Goal of the exercise: Return the listing word for word, as given.

Recorded information:
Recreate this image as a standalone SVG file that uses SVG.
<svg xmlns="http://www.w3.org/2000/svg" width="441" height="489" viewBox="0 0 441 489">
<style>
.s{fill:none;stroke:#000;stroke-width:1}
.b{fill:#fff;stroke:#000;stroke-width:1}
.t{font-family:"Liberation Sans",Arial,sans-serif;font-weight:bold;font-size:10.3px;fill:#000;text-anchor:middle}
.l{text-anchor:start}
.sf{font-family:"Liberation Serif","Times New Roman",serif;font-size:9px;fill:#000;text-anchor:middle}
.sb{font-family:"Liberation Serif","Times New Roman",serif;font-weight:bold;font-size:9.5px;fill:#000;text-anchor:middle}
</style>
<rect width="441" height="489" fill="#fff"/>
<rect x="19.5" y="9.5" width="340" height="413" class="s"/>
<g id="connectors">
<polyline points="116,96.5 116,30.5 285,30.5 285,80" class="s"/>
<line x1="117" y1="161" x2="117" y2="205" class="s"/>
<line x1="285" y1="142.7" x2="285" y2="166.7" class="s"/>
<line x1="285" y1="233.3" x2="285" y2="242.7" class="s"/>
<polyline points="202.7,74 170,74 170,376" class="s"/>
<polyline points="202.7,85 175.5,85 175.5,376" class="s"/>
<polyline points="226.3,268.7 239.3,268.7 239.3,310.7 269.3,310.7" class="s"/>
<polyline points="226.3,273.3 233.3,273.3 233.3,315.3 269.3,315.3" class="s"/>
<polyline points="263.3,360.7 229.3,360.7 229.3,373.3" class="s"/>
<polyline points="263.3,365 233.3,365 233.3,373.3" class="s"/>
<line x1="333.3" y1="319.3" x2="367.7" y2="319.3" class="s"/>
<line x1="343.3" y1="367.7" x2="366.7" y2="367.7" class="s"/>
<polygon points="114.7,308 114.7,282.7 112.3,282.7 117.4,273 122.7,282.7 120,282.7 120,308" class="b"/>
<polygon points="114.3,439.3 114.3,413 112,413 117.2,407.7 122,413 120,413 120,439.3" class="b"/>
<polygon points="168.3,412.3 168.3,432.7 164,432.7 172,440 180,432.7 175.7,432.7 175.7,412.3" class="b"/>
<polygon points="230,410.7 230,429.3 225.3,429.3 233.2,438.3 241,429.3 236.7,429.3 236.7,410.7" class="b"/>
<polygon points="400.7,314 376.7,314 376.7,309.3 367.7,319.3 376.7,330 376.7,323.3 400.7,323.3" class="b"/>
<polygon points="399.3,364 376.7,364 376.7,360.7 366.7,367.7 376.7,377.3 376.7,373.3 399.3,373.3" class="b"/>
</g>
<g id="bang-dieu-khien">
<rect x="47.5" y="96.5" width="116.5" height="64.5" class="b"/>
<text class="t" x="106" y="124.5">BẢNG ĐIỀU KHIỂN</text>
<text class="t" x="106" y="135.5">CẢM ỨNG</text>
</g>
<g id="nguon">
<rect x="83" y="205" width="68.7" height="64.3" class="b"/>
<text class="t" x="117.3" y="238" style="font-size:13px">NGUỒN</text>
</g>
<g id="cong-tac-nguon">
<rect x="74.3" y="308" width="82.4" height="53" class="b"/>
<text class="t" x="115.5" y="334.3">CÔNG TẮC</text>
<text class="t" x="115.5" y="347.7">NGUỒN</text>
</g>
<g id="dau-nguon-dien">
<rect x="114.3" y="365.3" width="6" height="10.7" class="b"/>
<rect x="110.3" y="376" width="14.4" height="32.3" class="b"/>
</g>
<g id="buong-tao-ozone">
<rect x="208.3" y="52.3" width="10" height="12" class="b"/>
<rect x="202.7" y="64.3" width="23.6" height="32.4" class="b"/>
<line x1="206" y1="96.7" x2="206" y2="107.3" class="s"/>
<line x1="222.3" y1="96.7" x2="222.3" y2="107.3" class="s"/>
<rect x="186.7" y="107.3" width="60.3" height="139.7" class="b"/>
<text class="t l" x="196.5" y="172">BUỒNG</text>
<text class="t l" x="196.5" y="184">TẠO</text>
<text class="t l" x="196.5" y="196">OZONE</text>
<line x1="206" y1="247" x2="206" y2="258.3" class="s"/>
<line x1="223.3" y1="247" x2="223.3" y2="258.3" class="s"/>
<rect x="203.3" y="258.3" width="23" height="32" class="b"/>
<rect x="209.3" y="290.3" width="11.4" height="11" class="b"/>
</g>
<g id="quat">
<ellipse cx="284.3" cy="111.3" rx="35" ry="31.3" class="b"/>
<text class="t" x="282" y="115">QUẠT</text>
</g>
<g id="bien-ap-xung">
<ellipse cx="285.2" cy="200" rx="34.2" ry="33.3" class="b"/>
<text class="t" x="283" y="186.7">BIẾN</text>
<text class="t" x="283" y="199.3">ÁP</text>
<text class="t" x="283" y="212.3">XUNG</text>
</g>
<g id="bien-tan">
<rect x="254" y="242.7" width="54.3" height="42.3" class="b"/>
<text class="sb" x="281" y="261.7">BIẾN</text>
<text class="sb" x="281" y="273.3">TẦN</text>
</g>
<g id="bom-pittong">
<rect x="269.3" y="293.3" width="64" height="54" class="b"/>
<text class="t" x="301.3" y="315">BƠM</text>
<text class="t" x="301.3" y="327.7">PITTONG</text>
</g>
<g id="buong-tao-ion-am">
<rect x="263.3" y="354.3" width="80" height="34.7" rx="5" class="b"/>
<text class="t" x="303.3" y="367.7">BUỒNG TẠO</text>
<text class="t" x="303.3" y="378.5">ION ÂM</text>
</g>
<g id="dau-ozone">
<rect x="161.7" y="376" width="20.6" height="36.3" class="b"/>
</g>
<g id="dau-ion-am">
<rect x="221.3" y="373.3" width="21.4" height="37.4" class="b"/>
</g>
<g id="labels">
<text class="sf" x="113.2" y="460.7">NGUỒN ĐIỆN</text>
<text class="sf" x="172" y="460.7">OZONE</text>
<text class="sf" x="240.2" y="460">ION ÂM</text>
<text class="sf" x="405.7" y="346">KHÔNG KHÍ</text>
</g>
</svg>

Solution to this problem:
Recreate this image as a standalone SVG file that uses SVG.
<svg xmlns="http://www.w3.org/2000/svg" width="441" height="489" viewBox="0 0 441 489">
<style>
.s{fill:none;stroke:#000;stroke-width:1}
.b{fill:#fff;stroke:#000;stroke-width:1}
.t{font-family:"Liberation Sans",Arial,sans-serif;font-weight:bold;font-size:10.3px;fill:#000;text-anchor:middle}
.l{text-anchor:start}
.sf{font-family:"Liberation Serif","Times New Roman",serif;font-size:9px;fill:#000;text-anchor:middle}
.sb{font-family:"Liberation Serif","Times New Roman",serif;font-weight:bold;font-size:9.5px;fill:#000;text-anchor:middle}
</style>
<rect width="441" height="489" fill="#fff"/>
<rect x="19.5" y="9.5" width="340" height="413" class="s"/>
<g id="connectors">
<polyline points="116,96.5 116,30.5 285,30.5 285,80" class="s"/>
<line x1="117" y1="161" x2="117" y2="205" class="s"/>
<line x1="285" y1="142.7" x2="285" y2="166.7" class="s"/>
<line x1="285" y1="233.3" x2="285" y2="242.7" class="s"/>
<polyline points="202.7,74 170,74 170,376" class="s"/>
<polyline points="202.7,85 175.5,85 175.5,376" class="s"/>
<polyline points="226.3,268.7 239.3,268.7 239.3,310.7 269.3,310.7" class="s"/>
<polyline points="226.3,273.3 233.3,273.3 233.3,315.3 269.3,315.3" class="s"/>
<polyline points="263.3,360.7 229.3,360.7 229.3,373.3" class="s"/>
<polyline points="263.3,365 233.3,365 233.3,373.3" class="s"/>
<line x1="333.3" y1="319.3" x2="367.7" y2="319.3" class="s"/>
<line x1="343.3" y1="367.7" x2="366.7" y2="367.7" class="s"/>
<polygon points="114.7,308 114.7,282.7 112.3,282.7 117.4,273 122.7,282.7 120,282.7 120,308" class="b"/>
<polygon points="114.3,439.3 114.3,413 112,413 117.2,407.7 122,413 120,413 120,439.3" class="b"/>
<polygon points="168.3,412.3 168.3,432.7 164,432.7 172,440 180,432.7 175.7,432.7 175.7,412.3" class="b"/>
<polygon points="230,410.7 230,429.3 225.3,429.3 233.2,438.3 241,429.3 236.7,429.3 236.7,410.7" class="b"/>
<polygon points="400.7,314 376.7,314 376.7,309.3 367.7,319.3 376.7,330 376.7,323.3 400.7,323.3" class="b"/>
<polygon points="399.3,364 376.7,364 376.7,360.7 366.7,367.7 376.7,377.3 376.7,373.3 399.3,373.3" class="b"/>
</g>
<g id="bang-dieu-khien">
<rect x="47.5" y="96.5" width="116.5" height="64.5" class="b"/>
<text class="t" x="106" y="124.5">BẢNG ĐIỀU KHIỂN</text>
<text class="t" x="106" y="135.5">CẢM ỨNG</text>
</g>
<g id="nguon">
<rect x="83" y="205" width="68.7" height="64.3" class="b"/>
<text class="t" x="117.3" y="238" style="font-size:13px">NGUỒN</text>
</g>
<g id="cong-tac-nguon">
<rect x="74.3" y="308" width="82.4" height="53" class="b"/>
<text class="t" x="115.5" y="334.3">CÔNG TẮC</text>
<text class="t" x="115.5" y="347.7">NGUỒN</text>
</g>
<g id="dau-nguon-dien">
<rect x="114.3" y="365.3" width="6" height="10.7" class="b"/>
<rect x="110.3" y="376" width="14.4" height="32.3" class="b"/>
</g>
<g id="buong-tao-ozone">
<rect x="208.3" y="52.3" width="10" height="12" class="b"/>
<rect x="202.7" y="64.3" width="23.6" height="32.4" class="b"/>
<line x1="206" y1="96.7" x2="206" y2="107.3" class="s"/>
<line x1="222.3" y1="96.7" x2="222.3" y2="107.3" class="s"/>
<rect x="186.7" y="107.3" width="60.3" height="139.7" class="b"/>
<text class="t l" x="196.5" y="172">BUỒNG</text>
<text class="t l" x="196.5" y="184">TẠO</text>
<text class="t l" x="196.5" y="196">OZONE</text>
<line x1="206" y1="247" x2="206" y2="258.3" class="s"/>
<line x1="223.3" y1="247" x2="223.3" y2="258.3" class="s"/>
<rect x="203.3" y="258.3" width="23" height="32" class="b"/>
<rect x="209.3" y="290.3" width="11.4" height="11" class="b"/>
</g>
<g id="quat">
<ellipse cx="284.3" cy="111.3" rx="35" ry="31.3" class="b"/>
<text class="t" x="282" y="115">QUẠT</text>
</g>
<g id="bien-ap-xung">
<ellipse cx="285.2" cy="200" rx="34.2" ry="33.3" class="b"/>
<text class="t" x="283" y="186.7">BIẾN</text>
<text class="t" x="283" y="199.3">ÁP</text>
<text class="t" x="283" y="212.3">XUNG</text>
</g>
<g id="bien-tan">
<rect x="254" y="242.7" width="54.3" height="42.3" class="b"/>
<text class="sb" x="281" y="261.7">BIẾN</text>
<text class="sb" x="281" y="273.3">TẦN</text>
</g>
<g id="bom-pittong">
<rect x="269.3" y="293.3" width="64" height="54" class="b"/>
<text class="t" x="301.3" y="315">BƠM</text>
<text class="t" x="301.3" y="327.7">PITTONG</text>
</g>
<g id="buong-tao-ion-am">
<rect x="263.3" y="354.3" width="80" height="34.7" rx="5" class="b"/>
<text class="t" x="303.3" y="367.7">BUỒNG TẠO</text>
<text class="t" x="303.3" y="378.5">ION ÂM</text>
</g>
<g id="dau-ozone">
<rect x="161.7" y="376" width="20.6" height="36.3" class="b"/>
</g>
<g id="dau-ion-am">
<rect x="221.3" y="373.3" width="21.4" height="37.4" class="b"/>
</g>
<g id="labels">
<text class="sf" x="113.2" y="460.7">NGUỒN ĐIỆN</text>
<text class="sf" x="172" y="460.7">OZONE</text>
<text class="sf" x="240.2" y="460">ION ÂM</text>
<text class="sf" x="405.7" y="346">KHÔNG KHÍ</text>
</g>
</svg>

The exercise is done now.